The power transistors 22 are sequentially turned on by the drive signal P and the primary current i1 supplied to the respective ignition coils 18 are shut off in the sequence of #1 cylinder.fwdarw.#3 cylinder.fwdarw.#4 cylinder.fwdarw.#2 cylinder as shown in FIG. 8.
With this operation, the ignition of the ignition plugs 20 of the respective cylinders is controlled in such a manner that the ignition plugs 20 are sequentially discharged. Usually, the timing at which the primary current i1 is shut off (ignition timing) is set to the vicinity of the second reference position B5.degree., that is, in the vicinity of the upper dead point in a compression stroke.
As described above, the control/calculation circuit 34 controls the injectors 16 and the ignition coils 18 of the respective cylinders at the optimum timing according to the operating state.

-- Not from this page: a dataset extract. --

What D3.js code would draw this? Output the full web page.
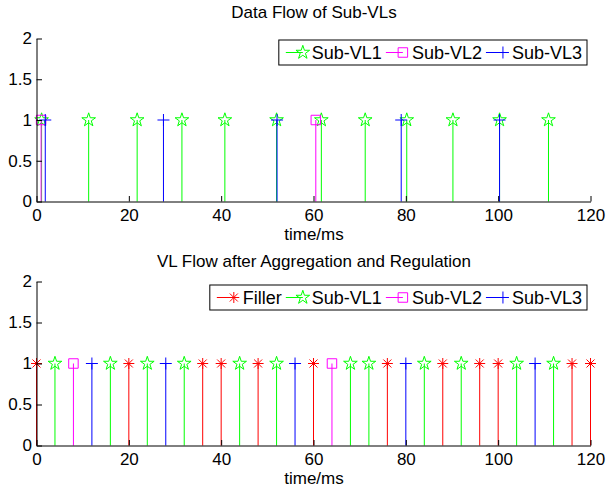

However, when the ignition plugs 20 are cooled at the start of the internal combustion engine or when fuel adheres to the ignition plugs 20 in the operating state in which a lot of fuel is injected (so-called, a sooting state), a normal combustible environment cannot be created and combustion is made unstable.
Since no countermeasure is taken in the fuel adhesion state (sooting) for the ignition plugs 20 by the ignition controller for the conventional internal combustion engine as described above, there is a problem that when fuel adheres to the ignition plugs 20, a combustion state is made unstable, by which an exhaust (emission) is deteriorated and rotation is varied.
An object of the present invention is to solve the above problem by providing an ignition controller for an internal combustion engine capable of maintaining a stable combustion state at all times by avoiding the adhesion of fuel to ignition plugs.